The relative importance of physical resources will decline even further if humanity succeeds in going off-world as gigantic quantities of material becomes available through robotic extraction, manufacture and distribution throughout the Solar System. Once off-world the metric of  size will change from being measured in square miles to the census of productive people and controlling standards that acknowledge a State.

Almost as important as the human resource are initial standards which will guide the structured and unstructured (peer-to-peer) networks from which innovations will spring. Without a starting point it will be difficult to discover resources, share and transact securely. Critically such standards are unlikely to be created by bureaucratic fiat.  The only way a “State” can create them is indirectly: by fostering conditions under which these arise in creative populations under their protection.  This property has the potential to align the interests of bureaucrats with citizens.

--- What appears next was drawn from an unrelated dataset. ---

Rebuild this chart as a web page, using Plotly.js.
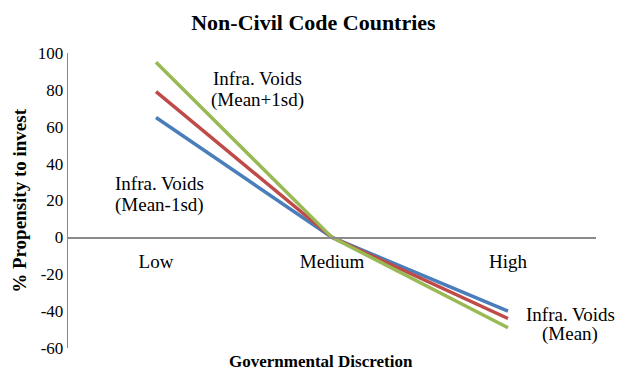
<!DOCTYPE html>
<html><head><meta charset="utf-8">
<script src="https://cdn.plot.ly/plotly-3.0.1.min.js"></script>
<style>body{margin:0;background:#fff}#c{width:617px;height:371px}</style>
</head><body><div id="c"></div>
<script>
const categories = ["Low", "Medium", "High"];
const meanMinus1sd = [65, 0, -40];
const mean = [79, 0, -44];
const meanPlus1sd = [95, 0, -49];
const seriesNames = ["Infra. Voids (Mean-1sd)", "Infra. Voids (Mean)", "Infra. Voids (Mean+1sd)"];
const yTicks = [-60, -40, -20, 0, 20, 40, 60, 80, 100];
const yTickLabels = ["-60", "-40", "-20", "0", "20", "40", "60", "80", "100"];

const colors = ["#4A7EBB", "#BE4B48", "#98B954"];
const F = "'Liberation Serif', 'Times New Roman', serif";
const data = [meanMinus1sd, mean, meanPlus1sd].map((v, i) => ({
  type: "scatter", mode: "lines", x: categories, y: v, name: seriesNames[i],
  line: {color: colors[i], width: 3.5}, showlegend: false, hoverinfo: "skip"
}));
function lbl(text, x, y) {
  return {text: text, xref: "paper", yref: "paper", x: x, y: y, xanchor: "center", yanchor: "middle", showarrow: false, font: {family: F, size: 19}};
}
const layout = {
  width: 617, height: 371,
  margin: {l: 68, r: 21, t: 53, b: 23},
  paper_bgcolor: "#fff", plot_bgcolor: "#fff",
  font: {family: F, size: 19, color: "#000"},
  title: {text: "<b>Non-Civil Code Countries</b>", x: 0.508, xanchor: "center", y: 0.94, yanchor: "middle", font: {family: F, size: 22}},
  xaxis: {type: "category", range: [-0.5, 2.5], anchor: "free", position: (0 - (-60)) / 160,
    showline: true, linecolor: "#8a8a8a", linewidth: 1.3, showgrid: false, zeroline: false,
    ticks: "", ticklabelstandoff: 7, tickfont: {family: F, size: 19}},
  yaxis: {range: [-60, 100], tickvals: yTicks, ticktext: yTickLabels, showline: true, linecolor: "#8a8a8a", linewidth: 1.3,
    showgrid: false, zeroline: false, ticks: "", ticklabelstandoff: 0, tickfont: {family: F, size: 17}},
  annotations: [
    {text: "<b>% Propensity to invest</b>", textangle: -90, xref: "paper", yref: "paper", x: -0.091, y: 0.502, xanchor: "center", yanchor: "middle", showarrow: false, font: {family: F, size: 19}},
    {text: "<b>Governmental Discretion</b>", xref: "paper", yref: "paper", x: 0.479, y: -0.047, xanchor: "center", yanchor: "middle", showarrow: false, font: {family: F, size: 17}},
    lbl("Infra. Voids", 0.358, 0.912), lbl("(Mean+1sd)", 0.358, 0.841),
    lbl("Infra. Voids", 0.174, 0.556), lbl("(Mean-1sd)", 0.174, 0.485),
    lbl("Infra. Voids", 0.951, 0.115), lbl("(Mean)", 0.951, 0.047)
  ]
};
Plotly.newPlot("c", data, layout, {displayModeBar: false, staticPlot: true});
</script></body></html>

With these in mind the strategic imperatives of a proto-nation-state are as follows:

  1. To protect and preserve, preferably in coalition with other States, the physical infrastructure of the world.
  2. To preserve, secure and provide a predictable legal environment for its population, which comprises value in a market-state age.
  3. The goal of #2 above is to increase the likelihood that the citizens of that state will check in Version 1.0 of all the important global apps — whether these be logistics to security applications  — in order to lay the foundation for the market-state age.
  4. The question of who checks in Version 1.0 of the next global innovations will more than anything else determine the future trajectory of the 21st century.

Through this prism the events of the last decade may appear in a different light. The destruction of Syrian borders is less catastrophic than the the annihilation of its human capital. The former is an offense against the nation-state; the latter a crime against the market state. The depopulation policies of Europe now appear not only short-sighted, but suicidal.  The disruption of terrorism and counter-terrorism on the world’s physical infrastructure is no longer dismissable as ‘foreign entanglement’ but a core threat to the market-state. The nuclear proliferation which has brought us closer to “midnight” than at nearly any time during the Cold War may as we shall see,  only tractable within the context of a market state. The sell out of American education to the unions, the Curleyist policy of open borders — all legacies of nation-state politics  — now reveal themselves as undermining the human resource.

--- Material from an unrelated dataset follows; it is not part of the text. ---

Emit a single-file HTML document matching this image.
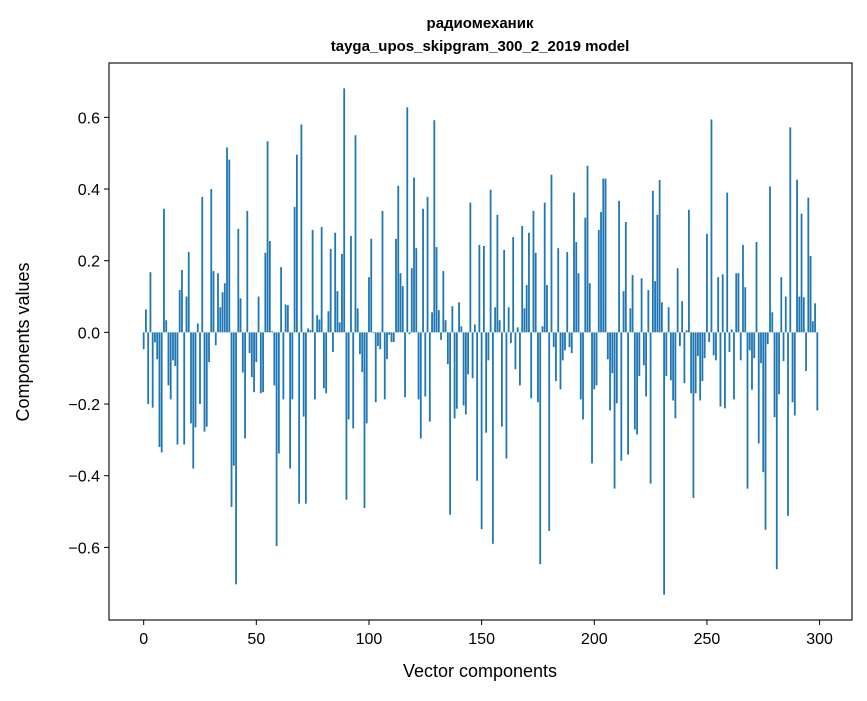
<!DOCTYPE html>
<html><head><meta charset="utf-8"><style>
body{margin:0;background:#fff;}
svg text{font-family:"Liberation Sans","DejaVu Sans",sans-serif;fill:#000;}
</style></head><body>
<svg id="chart" width="867" height="696" xmlns="http://www.w3.org/2000/svg">
<rect width="867" height="696" fill="#fff"/>
<text x="480" y="28" font-size="15" font-weight="bold" text-anchor="middle">радиомеханик</text>
<text x="480" y="51" font-size="15" font-weight="bold" text-anchor="middle">tayga_upos_skipgram_300_2_2019 model</text>
<g id="bars"></g>
<g id="axes"></g>
<text x="480" y="677" font-size="18" text-anchor="middle">Vector components</text>
<text transform="translate(29,342) rotate(-90)" font-size="18" text-anchor="middle">Components values</text>
</svg>
<script>
const values = [
-0.047,0.064,-0.20,0.168,-0.21,-0.028,-0.075,-0.32,-0.335,0.345,
0.034,-0.148,-0.187,-0.078,-0.094,-0.313,0.118,0.174,-0.313,0.10,
0.224,-0.254,-0.38,-0.265,0.025,-0.20,0.378,-0.277,-0.263,-0.083,
0.40,0.171,-0.036,0.165,0.07,0.112,0.137,0.516,0.482,-0.487,
-0.372,-0.703,0.289,0.095,-0.112,-0.296,0.339,-0.058,-0.125,-0.167,
-0.083,0.10,-0.17,-0.167,0.222,0.533,0.255,0.003,-0.148,-0.596,
-0.338,0.182,-0.187,0.078,0.076,-0.38,-0.187,0.35,0.496,-0.478,
0.58,-0.235,-0.478,0.011,0.006,0.286,-0.187,0.048,0.036,0.294,
-0.156,-0.17,0.059,0.233,-0.055,0.278,0.115,0.028,0.219,0.681,
-0.467,-0.243,0.269,-0.268,0.55,0.067,-0.061,-0.111,-0.49,-0.254,
0.154,0.261,-0.002,-0.195,-0.038,-0.047,0.339,-0.187,-0.075,-0.007,
-0.027,-0.027,0.261,0.409,0.165,0.129,-0.181,0.628,-0.005,0.179,
0.432,0.235,-0.187,-0.296,0.345,-0.179,0.378,-0.249,0.056,0.592,
0.238,0.062,-0.021,0.171,0.034,-0.089,-0.509,0.073,-0.24,-0.213,
0.084,0.017,-0.204,-0.229,-0.117,0.362,-0.128,0.022,-0.414,0.244,
-0.549,0.241,-0.28,-0.078,0.398,-0.59,0.07,0.328,0.034,-0.263,
0.23,-0.352,0.07,-0.03,0.266,-0.103,0.014,-0.148,0.297,0.067,
0.132,0.278,-0.184,0.339,0.222,-0.195,-0.647,0.017,0.362,0.132,
-0.554,0.44,-0.041,-0.136,0.235,-0.159,-0.078,-0.05,0.224,-0.041,
-0.058,0.39,0.252,0.165,-0.187,-0.243,0.32,0.465,0.137,-0.366,
-0.159,-0.148,0.286,0.336,0.429,0.429,-0.075,-0.218,-0.114,-0.436,
-0.198,0.367,-0.358,0.115,0.308,-0.341,0.067,0.16,-0.271,-0.285,
-0.122,0.151,-0.092,-0.179,0.118,-0.422,0.395,0.143,0.328,0.425,
0.084,-0.732,-0.122,0.07,-0.134,-0.19,-0.24,0.179,-0.038,0.087,
-0.142,0.006,0.342,-0.17,-0.462,-0.17,-0.066,-0.19,-0.136,-0.072,
0.275,-0.027,0.594,-0.064,-0.078,0.154,-0.207,0.162,-0.212,0.39,
-0.055,0.008,-0.187,0.165,0.165,-0.078,0.244,0.126,-0.436,-0.05,
-0.16,-0.072,0.252,-0.31,-0.086,-0.39,-0.551,-0.033,0.407,0.056,
-0.237,-0.661,-0.173,0.154,-0.08,0.10,-0.512,0.572,-0.195,-0.232,
0.426,0.10,0.331,0.098,-0.108,0.376,0.213,0.031,0.081,-0.218
];
const xTicks = [0,50,100,150,200,250,300];
const yTicks = [-0.6,-0.4,-0.2,0.0,0.2,0.4,0.6];

const L=109,R=852,T=63,B=620;
const n=values.length;
const xmin=-0.4-0.05*(n-0.2), xmax=(n-1)+0.4+0.05*(n-0.2);
const vmin=Math.min(0,...values), vmax=Math.max(0,...values);
const pad=0.05*(vmax-vmin);
const ymin=vmin-pad, ymax=vmax+pad;
function xs(v){return L+(v-xmin)/(xmax-xmin)*(R-L);}
function ys(v){return B-(v-ymin)/(ymax-ymin)*(B-T);}
const NS="http://www.w3.org/2000/svg";
const bars=document.getElementById('bars');
values.forEach((v,i)=>{
  const r=document.createElementNS(NS,'rect');
  const x0=xs(i-0.4),x1=xs(i+0.4);
  const y0=ys(Math.max(v,0)),y1=ys(Math.min(v,0));
  r.setAttribute('x',x0);r.setAttribute('width',x1-x0);
  r.setAttribute('y',y0);r.setAttribute('height',Math.max(y1-y0,0.01));
  r.setAttribute('fill','#1f77b4');
  
  
  bars.appendChild(r);
});
const axes=document.getElementById('axes');
const frame=document.createElementNS(NS,'rect');
frame.setAttribute('x',L);frame.setAttribute('y',T);frame.setAttribute('width',R-L);frame.setAttribute('height',B-T);
frame.setAttribute('fill','none');frame.setAttribute('stroke','#000');frame.setAttribute('stroke-width','1.1');


axes.appendChild(frame);
xTicks.forEach(t=>{
  const x=xs(t);
  const l=document.createElementNS(NS,'line');
  l.setAttribute('x1',x);l.setAttribute('x2',x);l.setAttribute('y1',B);l.setAttribute('y2',B+5);l.setAttribute('stroke','#000');
  
  
  axes.appendChild(l);
  const tx=document.createElementNS(NS,'text');
  tx.setAttribute('x',x);tx.setAttribute('y',B+24);tx.setAttribute('font-size','16');tx.setAttribute('text-anchor','middle');
  tx.textContent=String(t);
  
  
  axes.appendChild(tx);
});
yTicks.forEach(t=>{
  const y=ys(t);
  const l=document.createElementNS(NS,'line');
  l.setAttribute('x1',L-5);l.setAttribute('x2',L);l.setAttribute('y1',y);l.setAttribute('y2',y);l.setAttribute('stroke','#000');
  
  
  axes.appendChild(l);
  const tx=document.createElementNS(NS,'text');
  tx.setAttribute('x',L-9);tx.setAttribute('y',y+6);tx.setAttribute('font-size','16');tx.setAttribute('text-anchor','end');
  tx.textContent=(t<0?'\u2212':'')+Math.abs(t).toFixed(1);
  
  
  axes.appendChild(tx);
});
</script>
</body></html>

To their everlasting credit the American voters sensed there was something wrong with early 21st century globalism long before the pundits detected the error. They understood, better than anyone, that the future depended upon renewing principal-agent loyalty rather than betraying it.

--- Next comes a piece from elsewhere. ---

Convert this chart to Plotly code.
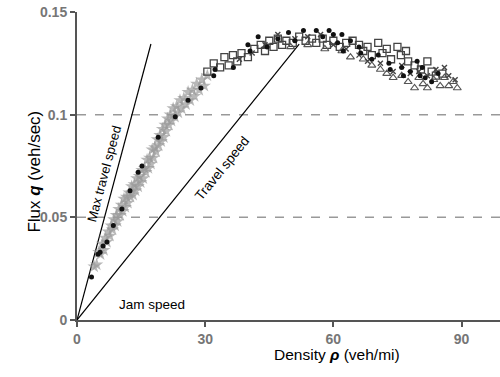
import plotly.graph_objects as go

# ---- data ----
gray_x = [4.0,4.6,5.1,5.5,5.9,6.3,6.6,7.0,7.3,7.7,8.0,8.3,8.6,8.9,9.2,9.5,9.8,10.1,10.4,10.7,
          11.0,11.3,11.6,11.9,12.2,12.5,12.8,13.1,13.4,13.7,14.0,14.3,14.6,14.9,15.2,15.5,15.8,16.1,16.4,16.7,
          17.0,17.3,17.6,17.9,18.2,18.5,18.8,19.1,19.4,19.7,20.0,20.3,20.6,20.9,21.2,21.5,21.8,22.1,22.5,22.9,
          23.3,23.7,24.1,24.5,25.0,25.5,26.0,26.5,27.0,27.5,28.0,28.6,29.2,29.8,30.5]
gray_y = [0.026,0.027,0.033,0.032,0.037,0.034,0.040,0.038,0.043,0.041,0.046,0.044,0.049,0.046,0.051,0.048,0.054,0.051,0.056,0.053,
          0.059,0.055,0.060,0.057,0.062,0.060,0.065,0.061,0.066,0.063,0.069,0.065,0.070,0.067,0.073,0.069,0.074,0.072,0.078,0.074,
          0.079,0.076,0.083,0.079,0.084,0.082,0.088,0.085,0.090,0.087,0.093,0.089,0.095,0.092,0.098,0.095,0.100,0.097,0.103,0.099,
          0.104,0.101,0.107,0.103,0.108,0.105,0.111,0.107,0.112,0.109,0.115,0.112,0.117,0.114,0.119]

dot_x = [3.4,4.9,5.4,6.1,7.0,8.5,10.5,12.4,14.3,15.2,19.0,23.0,26.0,29.0,32.0,32.3,
         36.6,40.0,40.5,42.4,44.5,47.0,49.5,51.0,53.0,56.0,57.5,59.0,60.0,61.0,62.0,62.3,
         64.0,66.0,66.4,69.0,70.5,73.0,73.3,76.0,76.4,78.0,79.6,80.3,80.8,81.5,83.0,84.5]
dot_y = [0.021,0.032,0.033,0.036,0.038,0.046,0.054,0.063,0.072,0.075,0.089,0.099,0.107,0.113,0.119,0.122,
         0.123,0.134,0.131,0.138,0.133,0.137,0.140,0.136,0.141,0.141,0.138,0.141,0.139,0.135,0.139,0.131,
         0.136,0.133,0.130,0.127,0.129,0.125,0.122,0.123,0.119,0.121,0.126,0.119,0.123,0.118,0.116,0.120]

sq_x = [30.5,32.0,33.5,34.5,35.5,36.5,37.5,38.5,40.0,41.5,43.0,44.0,45.0,46.0,47.0,48.0,49.0,50.5,52.0,53.5,
        55.0,56.0,57.5,58.5,60.0,61.5,63.0,64.5,66.0,67.0,68.0,69.0,70.5,71.5,72.5,73.5,75.0,75.8,77.0,77.5,
        79.0,80.5,82.0,83.0,84.0,85.5]
sq_y = [0.121,0.125,0.123,0.128,0.124,0.129,0.126,0.130,0.128,0.132,0.134,0.131,0.136,0.133,0.137,0.134,0.136,0.135,0.138,0.136,
        0.137,0.135,0.137,0.134,0.136,0.133,0.135,0.136,0.134,0.131,0.133,0.129,0.135,0.130,0.132,0.127,0.133,0.129,0.131,0.126,
        0.124,0.122,0.126,0.121,0.119,0.120]

tri_x = [50.0,54.0,58.0,62.0,64.0,67.0,69.0,71.0,72.5,74.0,76.0,77.5,79.0,80.0,81.0,82.0,83.5,85.0,86.0,87.0,88.0,89.0]
tri_y = [0.133,0.134,0.132,0.131,0.128,0.127,0.124,0.122,0.120,0.118,0.119,0.116,0.113,0.118,0.115,0.113,0.117,0.114,0.118,0.114,0.116,0.113]

xm_x = [38.0,41.0,44.0,47.0,51.0,54.0,57.0,60.0,63.0,66.0,68.0,71.0,74.0,76.0,78.0,80.0,82.0,84.0,86.0,87.0,88.5]
xm_y = [0.127,0.130,0.134,0.139,0.137,0.138,0.139,0.134,0.132,0.129,0.126,0.125,0.121,0.124,0.120,0.121,0.119,0.122,0.123,0.119,0.117]

max_line_x = [0, 17.3]
max_line_y = [0, 0.1344]
travel_line_x = [0, 52.0]
travel_line_y = [0, 0.1344]

x_ticks = [0, 30, 60, 90]
y_ticks = [0, 0.05, 0.1, 0.15]
y_tick_text = ["0", "0.05", "0.1", "0.15"]
grid_levels = [0.05, 0.1]

FONT = "Liberation Sans, Arial, sans-serif"

fig = go.Figure()

fig.add_trace(go.Scatter(x=max_line_x, y=max_line_y, mode="lines",
                         line=dict(color="black", width=1.2), hoverinfo="skip"))
fig.add_trace(go.Scatter(x=travel_line_x, y=travel_line_y, mode="lines",
                         line=dict(color="black", width=1.2), hoverinfo="skip"))

fig.add_trace(go.Scatter(x=gray_x, y=gray_y, mode="markers",
                         marker=dict(symbol="star", size=10, color="#9a9a9a", opacity=0.7,
                                     line=dict(width=0))))
fig.add_trace(go.Scatter(x=sq_x, y=sq_y, mode="markers",
                         marker=dict(symbol="square-open", size=7, color="#444444",
                                     line=dict(width=1.3))))
fig.add_trace(go.Scatter(x=tri_x, y=tri_y, mode="markers",
                         marker=dict(symbol="triangle-up-open", size=7, color="#555555",
                                     line=dict(width=1.1))))
fig.add_trace(go.Scatter(x=xm_x, y=xm_y, mode="markers",
                         marker=dict(symbol="x-thin-open", size=5, color="#444444",
                                     line=dict(width=1.4, color="#444444"))))
fig.add_trace(go.Scatter(x=dot_x, y=dot_y, mode="markers",
                         marker=dict(symbol="circle", size=5, color="#111111")))

for g in grid_levels:
    fig.add_shape(type="line", xref="paper", yref="y", x0=0, x1=1, y0=g, y1=g,
                  line=dict(color="#999999", width=1.5, dash="dash"), layer="below")

fig.add_annotation(x=6.3, y=0.0715, text="Max travel speed", showarrow=False,
                   textangle=-75, font=dict(family=FONT, size=13, color="black"))
fig.add_annotation(x=33.9, y=0.0740, text="Travel speed", showarrow=False,
                   textangle=-51, font=dict(family=FONT, size=13.5, color="black"))
fig.add_annotation(x=17.5, y=0.0076, text="Jam speed", showarrow=False,
                   font=dict(family=FONT, size=13.5, color="black"))

fig.add_annotation(xref="paper", yref="paper", x=-0.128, y=0.483,
                   text="Flux <b><i>q</i></b> (veh/sec)", showarrow=False, textangle=-90,
                   font=dict(family=FONT, size=17, color="black"))
fig.add_annotation(xref="paper", yref="paper", x=0.615, y=-0.147,
                   text="Density <b><i>ρ</i></b> (veh/mi)", showarrow=False,
                   font=dict(family=FONT, size=15.5, color="black"))

tick_font = dict(family=FONT, size=14, color="#767676", weight="bold")
fig.update_layout(
    width=500, height=377,
    margin=dict(l=77, r=0, t=12, b=57),
    paper_bgcolor="white", plot_bgcolor="white",
    showlegend=False,
    xaxis=dict(range=[0, 99], tickvals=x_ticks, showgrid=False, zeroline=False,
               showline=True, linecolor="#555555", linewidth=2,
               ticks="outside", ticklen=5, tickwidth=2, tickcolor="#555555",
               tickfont=tick_font),
    yaxis=dict(range=[0, 0.15], tickvals=y_ticks, ticktext=y_tick_text, showgrid=False,
               zeroline=False, showline=True, linecolor="#555555", linewidth=2,
               ticks="outside", ticklen=5, tickwidth=2, tickcolor="#555555",
               tickfont=tick_font),
)

fig.write_html("out.html")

Many of the mistakes of Western leaders can now be seen as the result of applying 20th century leadership style to a proto-market-state age. This miscalculation is particularly dangerous because disruptive technological developments are descending on the world faster than political leaders can mentally cope with them.  Perhaps the most potent of these are artificial intelligence and the Internet of Things. These two apps, together may hold the key to nuclear proliferation and the solution to terrorism, yet may also prove to be the greatest threat to the existence of the human race.

Arthur C. Clarke once remarked that “any sufficiently advanced technology is indistinguishable from magic.” How well the world transitions from the paradigms of the 20th century to those of the 21st will determine whether the future belongs to a society of magicians or a prison camp of slaves or barbarians in possession of magical objects. Perhaps the last role of the historical state will be to assert human control over its own creations.  One thing’s for sure: it’s wasted on simply providing jobs to timeservers in bureaucracies.